Friday, 21 September 2012
And we’re off.....
After 18 months of planning, talking, writing, editing, choosing music and songs and even some rehearsal, today we leave for France. Over the next ten days I hope to blog regularly about our journey.
‘We’ is ensemble loin d’ici – four Melbourne artists (myself, Sian Prior, Margot Knight and Lisa Male-Robertson) who have come together specifically to create the new work Ici, which will be staged at the Australia Festival in Divonne-les-Bains in France. We will perform in both English and French.
The Australia Festival is the brain child of Australian ex-pat Bronwyn Lay who lives in Vesancy, France, close to the Swiss border. Bronwyn and her partner Nico Clark and their four children moved to Vesancy about six years ago. Nico works for WHO in Geneva and Bron is a lawyer, writer and PhD student. In 2010 Bronwyn launched the inaugural Australia Festival, which she is now establishing as a biennial Australian cultural festival.
In 2011 Bron invited me to develop a piece of work to bring to the the 2012 festival. Initially I laughed at her suggestion and thought there would be no way that I could get a piece of work together, along with a cast, and get ourselves over to France. But one morning I work up and thought 'why not?' and so started the process of developing a new work to take to France. At the time I was working for philanthropist and artist David Bardas (DB) on the Home For Lunch project. I knew that DB was a Francophile so began discussions with him as to how I could develop a work to take to France. DB encouraged me to submit an application to his foundation, the Bardas Foundation, and I was extremely fortunate to the receive funding to enable me to undertake the project.
I began writing Ici in October 2011. My aim was to develop three monologues that worked as independent pieces but also sat together as a triptych. I have been interested in monologue work for a number of years and have had some modest success with my piece Bits and Pieces (based on the central story of a woman who leaves her child).
I knew that I wanted to write about the ideas of place and belonging and how one forms an identity with place. Even before I started writing I knew I wanted to call the work Ici - which means 'here' in French. It probably seems a bit pretensions to give an English work a French name - but as I was developing the work in the first instance as a piece for France I felt I could give myself that little indulgence! I have had an ongoing interest in both my community arts work and theatre work in this subject.

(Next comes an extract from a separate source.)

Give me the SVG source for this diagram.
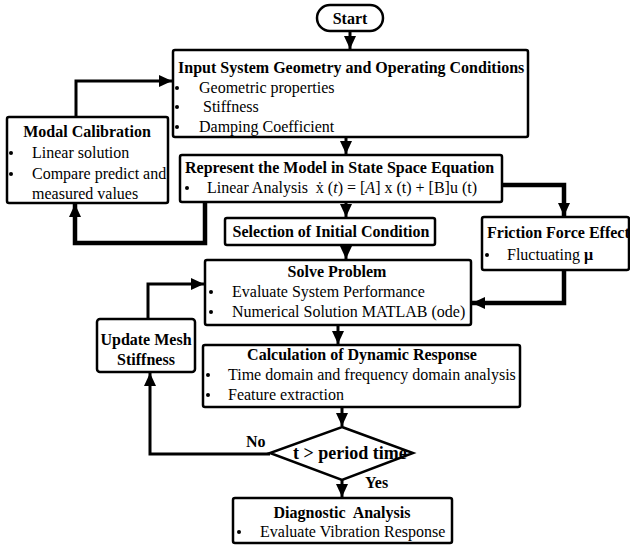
<svg xmlns="http://www.w3.org/2000/svg" width="630" height="546" viewBox="0 0 630 546" font-family="'Liberation Serif', 'Times New Roman', Times, serif">
<defs>
<marker id="ah" markerUnits="userSpaceOnUse" markerWidth="14" markerHeight="14" viewBox="0 0 14 14" refX="13" refY="7" orient="auto">
<path d="M0,1 L13,7 L0,13 Z" fill="#000"/>
</marker>
<style>
.box{fill:#fff;stroke:#000;stroke-width:2.5}
.t{font-family:'Liberation Serif','Times New Roman',Times,serif;font-size:16px;fill:#000;white-space:pre}
.b{font-weight:bold}
.c{fill:none;stroke:#000;stroke-width:3;stroke-linejoin:miter}
.k{stroke-width:4.5}
.dot{fill:#000}
</style>
</defs>
<rect width="630" height="546" fill="#fff"/>
<g id="connectors">
<path class="c" d="M350,31 V49" marker-end="url(#ah)"/>
<path class="c" d="M346,137 V154" marker-end="url(#ah)"/>
<path class="c" d="M346,202 V217" marker-end="url(#ah)"/>
<path class="c" d="M346,245 V259" marker-end="url(#ah)"/>
<path class="c" d="M338,325 V344" marker-end="url(#ah)"/>
<path class="c" d="M342,407 V426" marker-end="url(#ah)"/>
<path class="c" d="M342,480 V497" marker-end="url(#ah)"/>
<path class="c" d="M76,117 V81 H172" marker-end="url(#ah)"/>
<path class="c k" d="M205,202 V243 H75 V204" marker-end="url(#ah)"/>
<path class="c k" d="M502,185 H564 V216" marker-end="url(#ah)"/>
<path class="c k" d="M564,270 V303 H472" marker-end="url(#ah)"/>
<path class="c" d="M148,319 V284 H204" marker-end="url(#ah)"/>
<path class="c" d="M270,454 H150 V373" marker-end="url(#ah)"/>
</g>
<g id="start">
<rect class="box" x="317" y="5" width="66" height="26" rx="13"/>
<text class="t b" x="350" y="24" text-anchor="middle">Start</text>
</g>
<g id="input">
<rect class="box" x="173" y="50" width="355" height="87" rx="2"/>
<text class="t b" x="178" y="73">Input System Geometry and Operating Conditions</text>
<circle class="dot" cx="177" cy="88" r="2"/>
<text class="t" x="199" y="93">Geometric properties</text>
<circle class="dot" cx="177" cy="107" r="2"/>
<text class="t" x="199" y="112"> Stiffness</text>
<circle class="dot" cx="177" cy="127" r="2"/>
<text class="t" x="199" y="132">Damping Coefficient</text>
</g>
<g id="modal">
<rect class="box" x="7" y="117" width="161" height="86" rx="2"/>
<text class="t b" x="87" y="137" text-anchor="middle">Modal Calibration</text>
<circle class="dot" cx="11" cy="153" r="2"/>
<text class="t" x="32" y="158">Linear solution</text>
<circle class="dot" cx="11" cy="174" r="2"/>
<text class="t" x="32" y="179">Compare predict and</text>
<text class="t" x="32" y="199">measured values</text>
</g>
<g id="represent">
<rect class="box" x="180" y="155" width="322" height="47" rx="2"/>
<text class="t b" x="185" y="173">Represent the Model in State Space Equation</text>
<circle class="dot" cx="187" cy="188" r="2"/>
<text class="t" x="207" y="193">Linear Analysis  ẋ (<tspan font-style="italic">t</tspan>) = [<tspan font-style="italic">A</tspan>] x (t) + [B]u (t)</text>
</g>
<g id="selection">
<rect class="box" x="225" y="218" width="210" height="27" rx="2"/>
<text class="t b" x="331" y="237" text-anchor="middle">Selection of Initial Condition</text>
</g>
<g id="friction">
<rect class="box" x="482" y="217" width="147" height="53" rx="2"/>
<text class="t b" x="487" y="238">Friction Force Effect</text>
<circle class="dot" cx="487" cy="255" r="2"/>
<text class="t" x="507" y="260">Fluctuating <tspan font-weight="bold">μ</tspan></text>
</g>
<g id="solve">
<rect class="box" x="205" y="260" width="266" height="65" rx="2"/>
<text class="t b" x="337" y="277" text-anchor="middle">Solve Problem</text>
<circle class="dot" cx="211" cy="292" r="2"/>
<text class="t" x="232" y="297">Evaluate System Performance</text>
<circle class="dot" cx="211" cy="312" r="2"/>
<text class="t" x="232" y="317">Numerical Solution MATLAB (ode)</text>
</g>
<g id="update">
<rect class="box" x="97" y="319" width="98" height="53" rx="3"/>
<text class="t b" x="146" y="345" text-anchor="middle">Update Mesh</text>
<text class="t b" x="146" y="365" text-anchor="middle">Stiffness</text>
</g>
<g id="calculation">
<rect class="box" x="203" y="345" width="317" height="62" rx="2"/>
<text class="t b" x="362" y="360" text-anchor="middle">Calculation of Dynamic Response</text>
<circle class="dot" cx="208" cy="375" r="2"/>
<text class="t" x="228" y="380">Time domain and frequency domain analysis</text>
<circle class="dot" cx="208" cy="395" r="2"/>
<text class="t" x="228" y="400">Feature extraction</text>
</g>
<g id="decision">
<polygon class="box" points="342,427 413,453 342,480 270,453" stroke-width="3.5"/>
<text class="t b" x="293" y="459" font-size="18" style="font-size:18px">t &gt; period time</text>
<text class="t b" x="246" y="447">No</text>
<text class="t b" x="365" y="488">Yes</text>
</g>
<g id="diagnostic">
<rect class="box" x="233" y="498" width="219" height="45" rx="2"/>
<text class="t b" x="342" y="518" text-anchor="middle">Diagnostic  Analysis</text>
<circle class="dot" cx="239" cy="532" r="2"/>
<text class="t" x="260" y="537">Evaluate Vibration Response</text>
</g>
</svg>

Initially I had three ideas for three separate stories. The first story, which was told to me many years ago by my friend Margot Knight, was based on a true story told to her in a small country town when she was touring my play If I Should Die Before I Wake. She was chatting to an audience member after a show one night and the person told her a story about a bank teller who had been sacked from her job due to a breach in confidentiality. The bank teller had observed, for months, that one of her regular customers was constantly withdrawing large sums of money. On numerous occasions she would bump into her at the 'club' where she would be playing the pokies. The bank teller realised that this customer was slowly draining her bank account in order to feed her addiction and no-one in the family knew. She took it upon herself to inform a family member. In the banking industry this is a breach of the code of ethics and she was sacked. She was deeply saddened by her dismal as she felt that what she was doing was trying to save a community member not humiliate them. From this story I developed the monologue The Bank. The Bank is performed by Lisa Male-Robertson. I have been friends with and worked with Lisa for many years. We worked together on numerous projects when we both lived in Daylesford. Lisa loves all things French and spent time in Paris a number of years ago working with a small French company. She was the first person I spoke to about my idea for the project and has been a constant encourager of the work throughout its development. Lisa is funny and sassy and great company and I am looking forward to traveling with her and working with her in France.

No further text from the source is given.